= TASK TO COMPLETE =
Everything from the first line down to the line containing "q2_grid = [25, 50, 75, 100]" is to be retyped exactly, both ends included, with pictures left out.
◇ ◇ ◇
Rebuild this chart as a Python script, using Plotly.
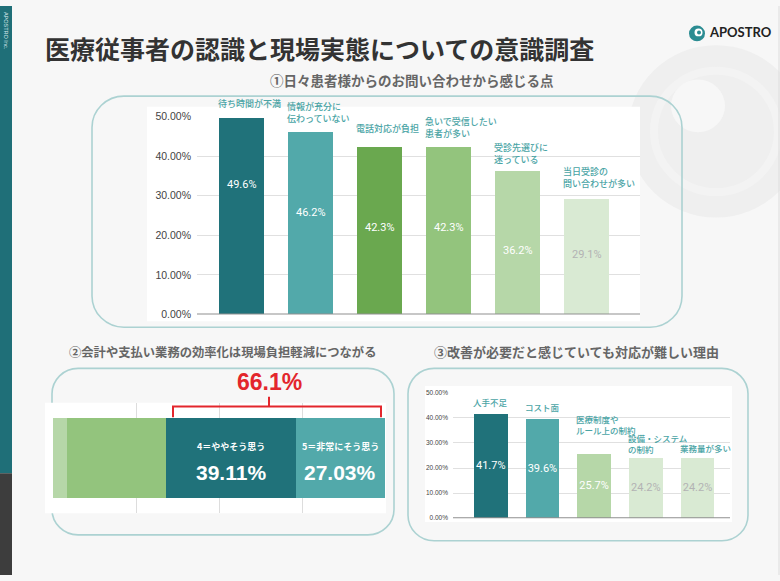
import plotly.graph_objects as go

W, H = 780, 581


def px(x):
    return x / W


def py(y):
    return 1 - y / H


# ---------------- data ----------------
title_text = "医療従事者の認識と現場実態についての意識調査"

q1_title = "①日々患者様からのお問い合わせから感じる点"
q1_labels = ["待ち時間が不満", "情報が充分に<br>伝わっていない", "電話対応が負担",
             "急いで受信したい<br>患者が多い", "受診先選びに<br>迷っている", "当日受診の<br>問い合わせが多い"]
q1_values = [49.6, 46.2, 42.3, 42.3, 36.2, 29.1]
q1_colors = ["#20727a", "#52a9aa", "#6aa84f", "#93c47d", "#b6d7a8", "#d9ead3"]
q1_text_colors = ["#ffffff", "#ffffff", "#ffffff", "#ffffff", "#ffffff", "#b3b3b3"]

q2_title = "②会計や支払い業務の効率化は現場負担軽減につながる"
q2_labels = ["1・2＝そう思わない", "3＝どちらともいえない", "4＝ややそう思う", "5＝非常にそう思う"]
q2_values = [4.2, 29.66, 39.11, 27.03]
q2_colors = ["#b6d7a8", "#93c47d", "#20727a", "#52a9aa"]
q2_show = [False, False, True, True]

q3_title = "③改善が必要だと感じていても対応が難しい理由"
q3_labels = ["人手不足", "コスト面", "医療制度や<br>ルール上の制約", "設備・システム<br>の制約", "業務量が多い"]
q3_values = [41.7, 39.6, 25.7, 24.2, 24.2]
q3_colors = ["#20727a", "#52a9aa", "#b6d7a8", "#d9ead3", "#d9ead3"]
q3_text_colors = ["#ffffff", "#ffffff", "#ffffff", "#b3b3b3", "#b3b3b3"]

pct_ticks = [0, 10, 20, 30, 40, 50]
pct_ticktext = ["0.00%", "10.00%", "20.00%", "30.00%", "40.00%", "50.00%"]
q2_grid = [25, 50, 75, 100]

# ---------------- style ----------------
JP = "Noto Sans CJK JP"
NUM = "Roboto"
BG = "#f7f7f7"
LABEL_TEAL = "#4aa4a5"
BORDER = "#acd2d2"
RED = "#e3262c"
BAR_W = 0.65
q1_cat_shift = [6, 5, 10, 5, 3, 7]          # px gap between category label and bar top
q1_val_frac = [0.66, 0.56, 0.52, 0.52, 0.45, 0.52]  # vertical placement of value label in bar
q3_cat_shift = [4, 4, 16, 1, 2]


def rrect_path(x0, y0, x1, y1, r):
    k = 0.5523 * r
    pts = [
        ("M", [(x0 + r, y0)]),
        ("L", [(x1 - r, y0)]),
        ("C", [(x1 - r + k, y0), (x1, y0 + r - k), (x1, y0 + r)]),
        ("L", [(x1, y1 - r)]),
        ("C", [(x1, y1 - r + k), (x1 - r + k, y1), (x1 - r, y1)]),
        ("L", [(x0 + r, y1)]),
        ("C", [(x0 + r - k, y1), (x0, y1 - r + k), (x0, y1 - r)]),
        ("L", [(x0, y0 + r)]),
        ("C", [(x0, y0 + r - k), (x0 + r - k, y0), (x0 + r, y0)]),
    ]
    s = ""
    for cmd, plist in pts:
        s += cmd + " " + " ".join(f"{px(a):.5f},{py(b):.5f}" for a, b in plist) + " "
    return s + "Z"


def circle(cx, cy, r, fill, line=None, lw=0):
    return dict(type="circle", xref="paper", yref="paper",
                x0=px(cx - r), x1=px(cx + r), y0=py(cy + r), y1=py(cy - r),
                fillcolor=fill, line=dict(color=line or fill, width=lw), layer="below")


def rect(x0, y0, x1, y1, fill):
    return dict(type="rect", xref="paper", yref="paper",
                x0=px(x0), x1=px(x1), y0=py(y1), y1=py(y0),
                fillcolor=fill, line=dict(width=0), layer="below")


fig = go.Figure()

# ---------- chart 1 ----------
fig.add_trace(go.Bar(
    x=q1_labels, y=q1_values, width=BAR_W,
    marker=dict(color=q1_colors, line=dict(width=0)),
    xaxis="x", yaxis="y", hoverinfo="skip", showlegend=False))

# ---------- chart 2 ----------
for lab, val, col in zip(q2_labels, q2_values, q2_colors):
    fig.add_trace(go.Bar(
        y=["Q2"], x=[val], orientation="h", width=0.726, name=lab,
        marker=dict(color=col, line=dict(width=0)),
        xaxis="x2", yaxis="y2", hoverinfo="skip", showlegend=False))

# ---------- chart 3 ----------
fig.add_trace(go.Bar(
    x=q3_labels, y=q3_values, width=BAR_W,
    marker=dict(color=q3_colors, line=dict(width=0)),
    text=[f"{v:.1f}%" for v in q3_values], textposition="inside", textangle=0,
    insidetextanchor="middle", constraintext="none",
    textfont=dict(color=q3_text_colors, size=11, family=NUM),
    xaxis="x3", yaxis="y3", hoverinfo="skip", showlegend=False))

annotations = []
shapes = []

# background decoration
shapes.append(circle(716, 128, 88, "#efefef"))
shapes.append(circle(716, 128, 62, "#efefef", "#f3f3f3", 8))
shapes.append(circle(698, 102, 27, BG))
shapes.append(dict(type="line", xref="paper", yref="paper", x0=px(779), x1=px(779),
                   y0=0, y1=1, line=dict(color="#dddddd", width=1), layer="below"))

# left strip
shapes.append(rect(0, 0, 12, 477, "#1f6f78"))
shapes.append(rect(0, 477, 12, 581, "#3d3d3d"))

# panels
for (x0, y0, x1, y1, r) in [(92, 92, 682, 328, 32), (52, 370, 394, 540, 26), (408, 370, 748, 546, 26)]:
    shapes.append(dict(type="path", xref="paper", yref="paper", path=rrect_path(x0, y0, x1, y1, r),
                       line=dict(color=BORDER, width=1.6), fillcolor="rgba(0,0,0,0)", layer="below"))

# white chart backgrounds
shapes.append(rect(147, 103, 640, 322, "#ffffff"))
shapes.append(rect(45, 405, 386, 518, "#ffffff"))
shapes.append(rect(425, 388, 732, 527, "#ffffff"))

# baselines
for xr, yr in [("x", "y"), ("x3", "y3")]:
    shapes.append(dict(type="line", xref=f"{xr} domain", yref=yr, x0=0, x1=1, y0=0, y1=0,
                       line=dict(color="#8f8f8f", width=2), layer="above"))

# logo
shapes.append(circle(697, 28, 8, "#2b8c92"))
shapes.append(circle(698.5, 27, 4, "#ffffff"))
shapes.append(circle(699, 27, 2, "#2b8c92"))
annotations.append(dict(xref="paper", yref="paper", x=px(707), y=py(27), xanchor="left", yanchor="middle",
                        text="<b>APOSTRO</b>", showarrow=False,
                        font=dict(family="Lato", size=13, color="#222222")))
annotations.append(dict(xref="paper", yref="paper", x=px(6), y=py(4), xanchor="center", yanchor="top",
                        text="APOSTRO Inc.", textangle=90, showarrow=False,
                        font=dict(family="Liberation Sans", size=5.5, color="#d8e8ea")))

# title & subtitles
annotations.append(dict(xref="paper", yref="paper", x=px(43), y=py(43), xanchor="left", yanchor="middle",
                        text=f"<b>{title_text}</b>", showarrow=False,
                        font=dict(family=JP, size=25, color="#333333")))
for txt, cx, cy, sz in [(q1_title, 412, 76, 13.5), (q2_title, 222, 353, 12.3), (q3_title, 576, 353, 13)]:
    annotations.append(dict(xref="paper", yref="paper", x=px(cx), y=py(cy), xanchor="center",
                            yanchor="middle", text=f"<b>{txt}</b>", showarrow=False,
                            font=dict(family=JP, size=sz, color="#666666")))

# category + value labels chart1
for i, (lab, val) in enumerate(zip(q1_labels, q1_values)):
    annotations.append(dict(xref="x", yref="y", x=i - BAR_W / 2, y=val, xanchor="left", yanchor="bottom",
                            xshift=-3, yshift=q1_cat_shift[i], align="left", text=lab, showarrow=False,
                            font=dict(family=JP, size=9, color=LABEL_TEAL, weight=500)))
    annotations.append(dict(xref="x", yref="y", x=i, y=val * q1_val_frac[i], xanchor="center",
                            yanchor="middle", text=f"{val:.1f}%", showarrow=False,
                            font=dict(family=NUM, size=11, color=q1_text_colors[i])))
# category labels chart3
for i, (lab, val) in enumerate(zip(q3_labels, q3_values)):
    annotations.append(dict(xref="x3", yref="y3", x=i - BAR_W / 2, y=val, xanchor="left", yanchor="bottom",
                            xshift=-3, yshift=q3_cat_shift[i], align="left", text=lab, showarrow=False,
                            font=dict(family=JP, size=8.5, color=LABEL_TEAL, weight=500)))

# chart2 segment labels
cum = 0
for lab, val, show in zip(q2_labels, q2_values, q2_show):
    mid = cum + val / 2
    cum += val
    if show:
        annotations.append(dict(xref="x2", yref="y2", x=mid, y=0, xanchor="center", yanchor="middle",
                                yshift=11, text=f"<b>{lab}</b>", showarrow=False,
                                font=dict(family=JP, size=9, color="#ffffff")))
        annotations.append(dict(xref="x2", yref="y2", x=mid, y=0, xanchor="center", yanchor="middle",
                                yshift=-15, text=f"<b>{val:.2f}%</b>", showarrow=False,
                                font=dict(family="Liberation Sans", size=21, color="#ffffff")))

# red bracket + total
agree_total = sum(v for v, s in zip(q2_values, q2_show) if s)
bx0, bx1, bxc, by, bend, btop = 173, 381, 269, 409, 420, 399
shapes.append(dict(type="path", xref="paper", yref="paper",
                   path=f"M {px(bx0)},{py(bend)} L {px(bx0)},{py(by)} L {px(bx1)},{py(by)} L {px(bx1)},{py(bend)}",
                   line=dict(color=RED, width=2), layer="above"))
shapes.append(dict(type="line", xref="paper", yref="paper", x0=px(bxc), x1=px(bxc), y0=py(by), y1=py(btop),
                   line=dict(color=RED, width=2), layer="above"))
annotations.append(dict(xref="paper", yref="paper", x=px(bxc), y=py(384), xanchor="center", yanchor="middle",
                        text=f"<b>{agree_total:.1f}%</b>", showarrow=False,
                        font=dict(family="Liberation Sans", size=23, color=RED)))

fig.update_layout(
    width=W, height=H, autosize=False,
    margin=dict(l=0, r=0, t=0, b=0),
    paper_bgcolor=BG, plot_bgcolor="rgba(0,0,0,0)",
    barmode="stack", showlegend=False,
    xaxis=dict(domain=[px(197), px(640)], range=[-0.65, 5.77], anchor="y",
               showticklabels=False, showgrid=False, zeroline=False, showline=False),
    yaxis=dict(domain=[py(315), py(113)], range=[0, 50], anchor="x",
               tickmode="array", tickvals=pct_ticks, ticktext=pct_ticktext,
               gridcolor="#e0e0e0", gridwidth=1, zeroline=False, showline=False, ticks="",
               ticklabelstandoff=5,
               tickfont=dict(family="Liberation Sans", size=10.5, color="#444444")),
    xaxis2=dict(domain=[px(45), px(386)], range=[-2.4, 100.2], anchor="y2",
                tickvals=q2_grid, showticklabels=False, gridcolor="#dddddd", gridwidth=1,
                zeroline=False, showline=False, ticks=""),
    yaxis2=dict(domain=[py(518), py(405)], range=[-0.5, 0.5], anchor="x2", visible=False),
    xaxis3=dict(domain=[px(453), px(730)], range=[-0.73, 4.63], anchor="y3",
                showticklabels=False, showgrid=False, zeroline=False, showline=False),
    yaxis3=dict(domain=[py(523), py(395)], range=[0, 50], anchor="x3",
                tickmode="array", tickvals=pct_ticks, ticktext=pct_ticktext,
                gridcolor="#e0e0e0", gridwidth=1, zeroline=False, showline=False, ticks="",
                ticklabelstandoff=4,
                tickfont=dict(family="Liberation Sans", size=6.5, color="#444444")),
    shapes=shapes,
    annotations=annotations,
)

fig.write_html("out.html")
◇ ◇ ◇
= THE SOLUTION =
Rebuild this chart as a Python script, using Plotly.
import plotly.graph_objects as go

W, H = 780, 581


def px(x):
    return x / W


def py(y):
    return 1 - y / H


# ---------------- data ----------------
title_text = "医療従事者の認識と現場実態についての意識調査"

q1_title = "①日々患者様からのお問い合わせから感じる点"
q1_labels = ["待ち時間が不満", "情報が充分に<br>伝わっていない", "電話対応が負担",
             "急いで受信したい<br>患者が多い", "受診先選びに<br>迷っている", "当日受診の<br>問い合わせが多い"]
q1_values = [49.6, 46.2, 42.3, 42.3, 36.2, 29.1]
q1_colors = ["#20727a", "#52a9aa", "#6aa84f", "#93c47d", "#b6d7a8", "#d9ead3"]
q1_text_colors = ["#ffffff", "#ffffff", "#ffffff", "#ffffff", "#ffffff", "#b3b3b3"]

q2_title = "②会計や支払い業務の効率化は現場負担軽減につながる"
q2_labels = ["1・2＝そう思わない", "3＝どちらともいえない", "4＝ややそう思う", "5＝非常にそう思う"]
q2_values = [4.2, 29.66, 39.11, 27.03]
q2_colors = ["#b6d7a8", "#93c47d", "#20727a", "#52a9aa"]
q2_show = [False, False, True, True]

q3_title = "③改善が必要だと感じていても対応が難しい理由"
q3_labels = ["人手不足", "コスト面", "医療制度や<br>ルール上の制約", "設備・システム<br>の制約", "業務量が多い"]
q3_values = [41.7, 39.6, 25.7, 24.2, 24.2]
q3_colors = ["#20727a", "#52a9aa", "#b6d7a8", "#d9ead3", "#d9ead3"]
q3_text_colors = ["#ffffff", "#ffffff", "#ffffff", "#b3b3b3", "#b3b3b3"]

pct_ticks = [0, 10, 20, 30, 40, 50]
pct_ticktext = ["0.00%", "10.00%", "20.00%", "30.00%", "40.00%", "50.00%"]
q2_grid = [25, 50, 75, 100]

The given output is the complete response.